◆ Stated task
Take the lines from the beginning of the material through the line containing "(n4) at (1141,843)" and retype them exactly, leaving the pictures out.

---- Available data

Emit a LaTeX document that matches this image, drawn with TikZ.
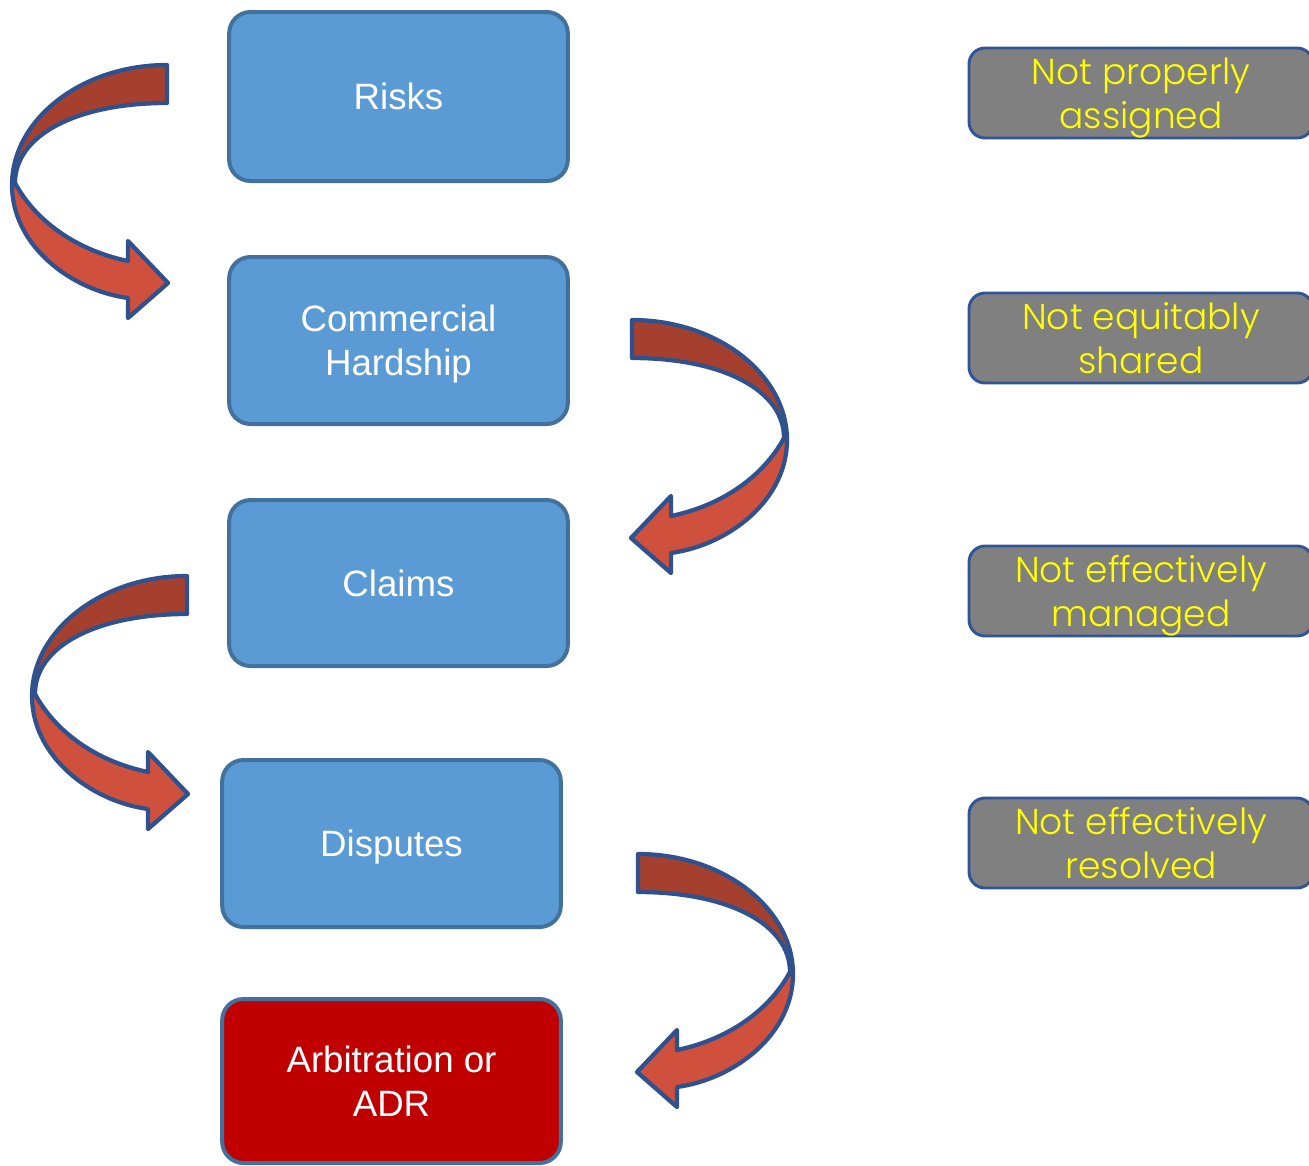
\documentclass[tikz,border=0pt]{standalone}
\usepackage{fontspec}
\setmainfont{Liberation Sans}
\newfontfamily\gfont{Poppins Light}
\definecolor{boxblue}{HTML}{5B9BD5}
\definecolor{boxedge}{HTML}{41719C}
\definecolor{boxred}{HTML}{C00000}
\definecolor{greyfill}{HTML}{808080}
\definecolor{greyedge}{HTML}{2F5597}
\definecolor{arrdark}{HTML}{A5402F}
\definecolor{arrlight}{HTML}{CF503C}
\definecolor{arredge}{HTML}{2F528F}
\definecolor{txtyellow}{HTML}{FFFF00}
\tikzset{
  arrowband/.style={draw=arredge, line width=3.2pt, line join=round},
  curvarrow/.pic={
    \draw[arrowband, fill=arrdark] (0,0) .. controls (-86,0) and (-155,55) .. (-155,120)
      -- (-152,118) .. controls (-152,70) and (-90,38) .. (0,38) -- cycle;
    \draw[arrowband, fill=arrlight] (-152,118) .. controls (-132,155) and (-92,185) .. (-39,196)
      -- (-39,176) -- (1,218) -- (-39,253) -- (-39,233)
      .. controls (-97,225) and (-155,180) .. (-155,120) -- cycle;
  }
}
\begin{document}
\begin{tikzpicture}[x=0.75pt,y=-0.75pt,
  stagebox/.style={draw=boxedge, line width=3pt, rounded corners=16pt, fill=boxblue,
    text=white, minimum width=254pt, inner sep=0pt, align=center, text depth=0pt,
    font=\fontsize{27.5}{33}\selectfont},
  notebox/.style={draw=greyedge, line width=2.2pt, rounded corners=12pt, fill=greyfill,
    text=txtyellow, minimum width=258pt, minimum height=67.5pt, inner sep=0pt, align=center,
    text depth=0pt, font=\gfont\fontsize{27}{33}\selectfont}
]
\useasboundingbox (0,0) rectangle (1309,1165);

\node[stagebox, minimum height=126.75pt] (risks) at (398.5,96.5) {Risks};
\node[stagebox, minimum height=125.25pt] (hard) at (398.5,340.5) {Commercial\\Hardship};
\node[stagebox, minimum height=124.5pt] (claims) at (398.5,583) {Claims};
\node[stagebox, minimum height=125.25pt] (disp) at (391.5,843.5) {Disputes};
\node[stagebox, minimum height=123pt, fill=boxred] (arb) at (391.5,1081) {Arbitration or\\ADR};

\node[notebox] (n1) at (1141,93) {Not properly\\assigned};
\node[notebox] (n2) at (1141,338) {Not equitably\\shared};
\node[notebox] (n3) at (1141,591) {Not effectively\\managed};
\node[notebox] (n4) at (1141,843) {Not effectively\\resolved};

\pic at (167,65) {curvarrow};
\pic[xscale=-1] at (632,320) {curvarrow};
\pic at (187,576) {curvarrow};
\pic[xscale=-1] at (638,854) {curvarrow};
\end{tikzpicture}
\end{document}
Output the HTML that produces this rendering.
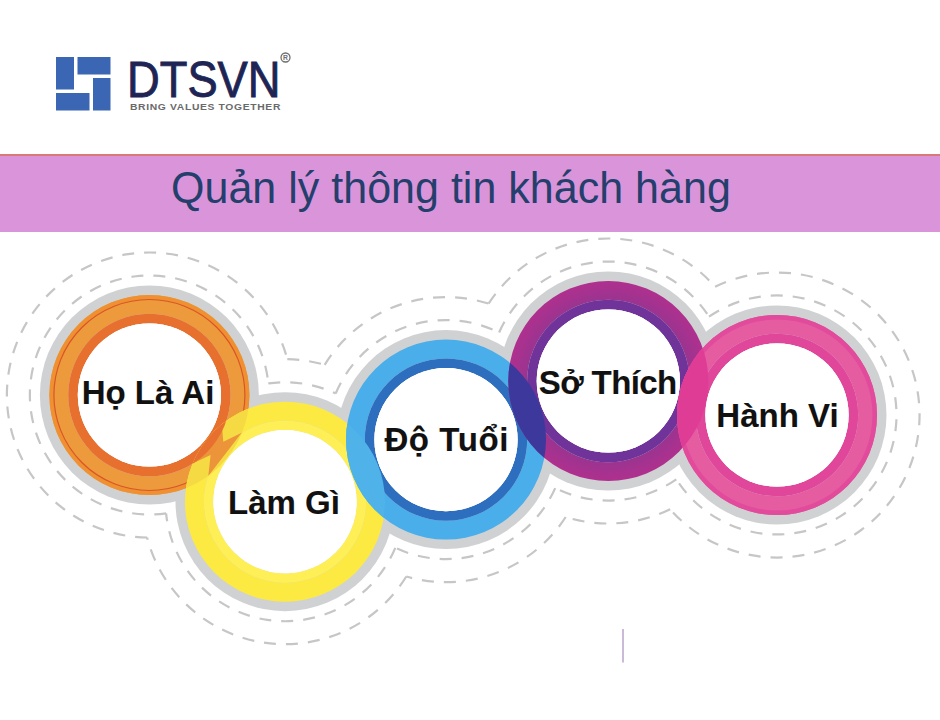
<!DOCTYPE html><html><head><meta charset="utf-8"><style>
html,body{margin:0;padding:0;background:#fff;}
body{width:940px;height:720px;position:relative;overflow:hidden;font-family:"Liberation Sans",sans-serif;}
.t{position:absolute;white-space:nowrap;line-height:1;}
.lab{font-weight:bold;color:#111;font-size:33px;-webkit-text-stroke:0.1px #111;}
</style></head><body>
<div style="position:absolute;left:0;top:154px;width:940px;height:1.5px;background:#d87a78"></div>
<div style="position:absolute;left:0;top:155.5px;width:940px;height:76px;background:#da95da"></div>
<svg width="940" height="720" viewBox="0 0 940 720" style="position:absolute;left:0;top:0">
<defs>
<clipPath id="c_orange"><path clip-rule="evenodd" d="M249.4,395.0A100,100 0 1 0 49.4,395.0A100,100 0 1 0 249.4,395.0ZM221.0,395.0A71.6,71.6 0 1 0 77.8,395.0A71.6,71.6 0 1 0 221.0,395.0Z"/></clipPath>
<clipPath id="c_yellow"><path clip-rule="evenodd" d="M385.0,501.7A100,100 0 1 0 185.0,501.7A100,100 0 1 0 385.0,501.7ZM356.6,501.7A71.6,71.6 0 1 0 213.4,501.7A71.6,71.6 0 1 0 356.6,501.7Z"/></clipPath>
<clipPath id="c_blue"><path clip-rule="evenodd" d="M546.0,439.6A100,100 0 1 0 346.0,439.6A100,100 0 1 0 546.0,439.6ZM517.6,439.6A71.6,71.6 0 1 0 374.4,439.6A71.6,71.6 0 1 0 517.6,439.6Z"/></clipPath>
<clipPath id="c_purple"><path clip-rule="evenodd" d="M708.3,381.0A100,100 0 1 0 508.3,381.0A100,100 0 1 0 708.3,381.0ZM679.9,381.0A71.6,71.6 0 1 0 536.7,381.0A71.6,71.6 0 1 0 679.9,381.0Z"/></clipPath>
<clipPath id="c_pink"><path clip-rule="evenodd" d="M877.0,415.0A100,100 0 1 0 677.0,415.0A100,100 0 1 0 877.0,415.0ZM848.6,415.0A71.6,71.6 0 1 0 705.4,415.0A71.6,71.6 0 1 0 848.6,415.0Z"/></clipPath>
<radialGradient id="g_purple" gradientUnits="userSpaceOnUse" cx="608.3" cy="381.0" r="100"><stop offset="0.81" stop-color="#9a3490"/><stop offset="1" stop-color="#b0308e"/></radialGradient>
</defs>
<path d="M166.1,513.3A119.5,119.5 0 1 1 268.3,383.4" fill="none" stroke="#c6c6c6" stroke-width="2.2" stroke-dasharray="12 10"/>
<path d="M395.3,547.8A119.5,119.5 0 0 1 166.1,513.3" fill="none" stroke="#c6c6c6" stroke-width="2.2" stroke-dasharray="12 10"/>
<path d="M268.3,383.4A119.5,119.5 0 0 1 335.7,393.5" fill="none" stroke="#c6c6c6" stroke-width="2.2" stroke-dasharray="12 10"/>
<path d="M555.2,488.1A119.5,119.5 0 0 1 395.3,547.8" fill="none" stroke="#c6c6c6" stroke-width="2.2" stroke-dasharray="12 10"/>
<path d="M335.7,393.5A119.5,119.5 0 0 1 499.1,332.5" fill="none" stroke="#c6c6c6" stroke-width="2.2" stroke-dasharray="12 10"/>
<path d="M676.3,479.3A119.5,119.5 0 0 1 555.2,488.1" fill="none" stroke="#c6c6c6" stroke-width="2.2" stroke-dasharray="12 10"/>
<path d="M499.1,332.5A119.5,119.5 0 0 1 709.0,316.7" fill="none" stroke="#c6c6c6" stroke-width="2.2" stroke-dasharray="12 10"/>
<path d="M709.0,316.7A119.5,119.5 0 1 1 676.3,479.3" fill="none" stroke="#c6c6c6" stroke-width="2.2" stroke-dasharray="12 10"/>
<path d="M147.1,537.5A142.5,142.5 0 1 1 287.3,359.2" fill="none" stroke="#c6c6c6" stroke-width="2.2" stroke-dasharray="12 10"/>
<path d="M406.3,576.5A142.5,142.5 0 0 1 147.1,537.5" fill="none" stroke="#c6c6c6" stroke-width="2.2" stroke-dasharray="12 10"/>
<path d="M287.3,359.2A142.5,142.5 0 0 1 324.7,364.8" fill="none" stroke="#c6c6c6" stroke-width="2.2" stroke-dasharray="12 10"/>
<path d="M565.7,517.0A142.5,142.5 0 0 1 406.3,576.5" fill="none" stroke="#c6c6c6" stroke-width="2.2" stroke-dasharray="12 10"/>
<path d="M324.7,364.8A142.5,142.5 0 0 1 488.6,303.6" fill="none" stroke="#c6c6c6" stroke-width="2.2" stroke-dasharray="12 10"/>
<path d="M670.2,509.3A142.5,142.5 0 0 1 565.7,517.0" fill="none" stroke="#c6c6c6" stroke-width="2.2" stroke-dasharray="12 10"/>
<path d="M488.6,303.6A142.5,142.5 0 0 1 715.1,286.7" fill="none" stroke="#c6c6c6" stroke-width="2.2" stroke-dasharray="12 10"/>
<path d="M715.1,286.7A142.5,142.5 0 1 1 670.2,509.3" fill="none" stroke="#c6c6c6" stroke-width="2.2" stroke-dasharray="12 10"/>
<circle cx="149.4" cy="395.0" r="109.5" fill="#d0d1d3"/>
<circle cx="285.0" cy="501.7" r="109.5" fill="#d0d1d3"/>
<circle cx="446.0" cy="439.6" r="109.5" fill="#d0d1d3"/>
<circle cx="608.3" cy="381.0" r="109.5" fill="#d0d1d3"/>
<circle cx="777.0" cy="415.0" r="109.5" fill="#d0d1d3"/>
<path fill-rule="evenodd" fill="#ec9a3b" d="M249.4,395.0A100,100 0 1 0 49.4,395.0A100,100 0 1 0 249.4,395.0ZM230.6,395.0A81.2,81.2 0 1 0 68.2,395.0A81.2,81.2 0 1 0 230.6,395.0Z"/>
<path fill-rule="evenodd" fill="#e8702f" d="M230.6,395.0A81.2,81.2 0 1 0 68.2,395.0A81.2,81.2 0 1 0 230.6,395.0ZM221.0,395.0A71.6,71.6 0 1 0 77.8,395.0A71.6,71.6 0 1 0 221.0,395.0Z"/>
<circle cx="149.4" cy="395.0" r="71.6" fill="#fff"/>
<path fill-rule="evenodd" fill="#ef9130" d="M249.4,395.0A100,100 0 1 0 49.4,395.0A100,100 0 1 0 249.4,395.0ZM244.9,395.0A95.5,95.5 0 1 0 53.9,395.0A95.5,95.5 0 1 0 244.9,395.0Z"/>
<circle cx="149.4" cy="395.0" r="95.5" fill="none" stroke="#d9552a" stroke-width="1.2"/>
<path fill-rule="evenodd" fill="#fcea42" d="M385.0,501.7A100,100 0 1 0 185.0,501.7A100,100 0 1 0 385.0,501.7ZM366.2,501.7A81.2,81.2 0 1 0 203.8,501.7A81.2,81.2 0 1 0 366.2,501.7Z"/>
<path fill-rule="evenodd" fill="#fdef55" d="M366.2,501.7A81.2,81.2 0 1 0 203.8,501.7A81.2,81.2 0 1 0 366.2,501.7ZM356.6,501.7A71.6,71.6 0 1 0 213.4,501.7A71.6,71.6 0 1 0 356.6,501.7Z"/>
<circle cx="285.0" cy="501.7" r="71.6" fill="#fff"/>
<path fill-rule="evenodd" fill="#49aee9" d="M546.0,439.6A100,100 0 1 0 346.0,439.6A100,100 0 1 0 546.0,439.6ZM527.2,439.6A81.2,81.2 0 1 0 364.8,439.6A81.2,81.2 0 1 0 527.2,439.6Z"/>
<path fill-rule="evenodd" fill="#2e6ebf" d="M527.2,439.6A81.2,81.2 0 1 0 364.8,439.6A81.2,81.2 0 1 0 527.2,439.6ZM517.6,439.6A71.6,71.6 0 1 0 374.4,439.6A71.6,71.6 0 1 0 517.6,439.6Z"/>
<circle cx="446.0" cy="439.6" r="71.6" fill="#fff"/>
<path fill-rule="evenodd" fill="url(#g_purple)" d="M708.3,381.0A100,100 0 1 0 508.3,381.0A100,100 0 1 0 708.3,381.0ZM689.5,381.0A81.2,81.2 0 1 0 527.1,381.0A81.2,81.2 0 1 0 689.5,381.0Z"/>
<path fill-rule="evenodd" fill="#6f3399" d="M689.5,381.0A81.2,81.2 0 1 0 527.1,381.0A81.2,81.2 0 1 0 689.5,381.0ZM679.9,381.0A71.6,71.6 0 1 0 536.7,381.0A71.6,71.6 0 1 0 679.9,381.0Z"/>
<circle cx="608.3" cy="381.0" r="71.6" fill="#fff"/>
<path fill-rule="evenodd" fill="#e55ca1" d="M877.0,415.0A100,100 0 1 0 677.0,415.0A100,100 0 1 0 877.0,415.0ZM858.2,415.0A81.2,81.2 0 1 0 695.8,415.0A81.2,81.2 0 1 0 858.2,415.0Z"/>
<path fill-rule="evenodd" fill="#e0469a" d="M858.2,415.0A81.2,81.2 0 1 0 695.8,415.0A81.2,81.2 0 1 0 858.2,415.0ZM848.6,415.0A71.6,71.6 0 1 0 705.4,415.0A71.6,71.6 0 1 0 848.6,415.0Z"/>
<circle cx="777.0" cy="415.0" r="71.6" fill="#fff"/>
<path fill-rule="evenodd" fill="#e24a9b" d="M877.0,415.0A100,100 0 1 0 677.0,415.0A100,100 0 1 0 877.0,415.0ZM872.5,415.0A95.5,95.5 0 1 0 681.5,415.0A95.5,95.5 0 1 0 872.5,415.0Z"/>
<g clip-path="url(#c_orange)"><path fill-rule="evenodd" fill="#f6da44" fill-opacity="1" d="M385.0,501.7A100,100 0 1 0 185.0,501.7A100,100 0 1 0 385.0,501.7ZM356.6,501.7A71.6,71.6 0 1 0 213.4,501.7A71.6,71.6 0 1 0 356.6,501.7Z"/></g>
<g clip-path="url(#c_orange)"><g clip-path="url(#c_yellow)" fill="#ec9439"><polygon points="221.7,422.8 223.3,441.7 241.7,432.8 208.3,476.1 210.6,455 189.4,465 186,450 205,425 218,405"/></g></g>
<g clip-path="url(#c_yellow)"><path fill-rule="evenodd" fill="#e8702f" d="M230.6,395.0A81.2,81.2 0 1 0 68.2,395.0A81.2,81.2 0 1 0 230.6,395.0ZM221.0,395.0A71.6,71.6 0 1 0 77.8,395.0A71.6,71.6 0 1 0 221.0,395.0Z"/></g>
<g clip-path="url(#c_yellow)"><path fill-rule="evenodd" fill="#4fb3e9" fill-opacity="1" d="M546.0,439.6A100,100 0 1 0 346.0,439.6A100,100 0 1 0 546.0,439.6ZM517.6,439.6A71.6,71.6 0 1 0 374.4,439.6A71.6,71.6 0 1 0 517.6,439.6Z"/></g>
<g clip-path="url(#c_purple)"><path fill-rule="evenodd" fill="#3d389b" fill-opacity="1" d="M546.0,439.6A100,100 0 1 0 346.0,439.6A100,100 0 1 0 546.0,439.6ZM517.6,439.6A71.6,71.6 0 1 0 374.4,439.6A71.6,71.6 0 1 0 517.6,439.6Z"/></g>
<g clip-path="url(#c_purple)"><path fill-rule="evenodd" fill="#df3c96" fill-opacity="1" d="M877.0,415.0A100,100 0 1 0 677.0,415.0A100,100 0 1 0 877.0,415.0ZM848.6,415.0A71.6,71.6 0 1 0 705.4,415.0A71.6,71.6 0 1 0 848.6,415.0Z"/></g>
<circle cx="149.4" cy="395.0" r="71.6" fill="#fff"/>
<circle cx="285.0" cy="501.7" r="71.6" fill="#fff"/>
<circle cx="446.0" cy="439.6" r="71.6" fill="#fff"/>
<circle cx="608.3" cy="381.0" r="71.6" fill="#fff"/>
<circle cx="777.0" cy="415.0" r="71.6" fill="#fff"/>
<g fill="#3a66b3"><rect x="56" y="57" width="18" height="32.5"/><rect x="77.5" y="57" width="33" height="17.5"/><rect x="93" y="78" width="17.5" height="32.5"/><rect x="56" y="93" width="33.5" height="17.5"/></g>
<line x1="623" y1="629" x2="623" y2="662.5" stroke="#b9a3cb" stroke-width="1.5"/>
</svg>
<div class="t" id="title" style="left:170.5px;top:166px;font-size:44px;color:#243f6c;transform-origin:0 0;transform:scaleX(0.978);">Quản lý thông tin khách hàng</div>
<div class="t" id="dtsvn" style="left:127px;top:55px;font-size:49.5px;color:#1e2555;transform-origin:0 0;transform:scaleX(0.915);-webkit-text-stroke:0.9px #1e2555;">DTSVN</div>
<div class="t" id="tag" style="left:130px;top:103px;font-size:8.6px;font-weight:bold;color:#6a6a6a;letter-spacing:0.55px;transform-origin:0 0;transform:scaleX(1.2);">BRING VALUES TOGETHER</div>
<svg style="position:absolute;left:279px;top:51px" width="13" height="13"><circle cx="6.5" cy="6.5" r="4.5" fill="none" stroke="#6e6e6e" stroke-width="1.3"/><text x="6.5" y="9.1" font-family="Liberation Sans" font-weight="bold" font-size="6.8" text-anchor="middle" fill="#6e6e6e">R</text></svg>
<div class="t lab" id="lab0" style="left:-2.0px;width:300px;text-align:center;top:376.4px;letter-spacing:0px;">Họ Là Ai</div>
<div class="t lab" id="lab1" style="left:134.0px;width:300px;text-align:center;top:485.5px;letter-spacing:0px;">Làm Gì</div>
<div class="t lab" id="lab2" style="left:296.7px;width:300px;text-align:center;top:422.7px;letter-spacing:0.6px;">Độ Tuổi</div>
<div class="t lab" id="lab3" style="left:457.7px;width:300px;text-align:center;top:366.4px;letter-spacing:-0.6px;">Sở Thích</div>
<div class="t lab" id="lab4" style="left:627.5px;width:300px;text-align:center;top:398.8px;letter-spacing:0px;">Hành Vi</div>
</body></html>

--------

◆ Answer for the task
Emit a LaTeX document that matches this image, drawn with TikZ.
\documentclass[tikz,border=0pt]{standalone}
\usepackage{fontspec}
\setmainfont{Liberation Sans}
\newfontfamily\gfont{Poppins Light}
\definecolor{boxblue}{HTML}{5B9BD5}
\definecolor{boxedge}{HTML}{41719C}
\definecolor{boxred}{HTML}{C00000}
\definecolor{greyfill}{HTML}{808080}
\definecolor{greyedge}{HTML}{2F5597}
\definecolor{arrdark}{HTML}{A5402F}
\definecolor{arrlight}{HTML}{CF503C}
\definecolor{arredge}{HTML}{2F528F}
\definecolor{txtyellow}{HTML}{FFFF00}
\tikzset{
  arrowband/.style={draw=arredge, line width=3.2pt, line join=round},
  curvarrow/.pic={
    \draw[arrowband, fill=arrdark] (0,0) .. controls (-86,0) and (-155,55) .. (-155,120)
      -- (-152,118) .. controls (-152,70) and (-90,38) .. (0,38) -- cycle;
    \draw[arrowband, fill=arrlight] (-152,118) .. controls (-132,155) and (-92,185) .. (-39,196)
      -- (-39,176) -- (1,218) -- (-39,253) -- (-39,233)
      .. controls (-97,225) and (-155,180) .. (-155,120) -- cycle;
  }
}
\begin{document}
\begin{tikzpicture}[x=0.75pt,y=-0.75pt,
  stagebox/.style={draw=boxedge, line width=3pt, rounded corners=16pt, fill=boxblue,
    text=white, minimum width=254pt, inner sep=0pt, align=center, text depth=0pt,
    font=\fontsize{27.5}{33}\selectfont},
  notebox/.style={draw=greyedge, line width=2.2pt, rounded corners=12pt, fill=greyfill,
    text=txtyellow, minimum width=258pt, minimum height=67.5pt, inner sep=0pt, align=center,
    text depth=0pt, font=\gfont\fontsize{27}{33}\selectfont}
]
\useasboundingbox (0,0) rectangle (1309,1165);

\node[stagebox, minimum height=126.75pt] (risks) at (398.5,96.5) {Risks};
\node[stagebox, minimum height=125.25pt] (hard) at (398.5,340.5) {Commercial\\Hardship};
\node[stagebox, minimum height=124.5pt] (claims) at (398.5,583) {Claims};
\node[stagebox, minimum height=125.25pt] (disp) at (391.5,843.5) {Disputes};
\node[stagebox, minimum height=123pt, fill=boxred] (arb) at (391.5,1081) {Arbitration or\\ADR};

\node[notebox] (n1) at (1141,93) {Not properly\\assigned};
\node[notebox] (n2) at (1141,338) {Not equitably\\shared};
\node[notebox] (n3) at (1141,591) {Not effectively\\managed};
\node[notebox] (n4) at (1141,843) {Not effectively\\resolved};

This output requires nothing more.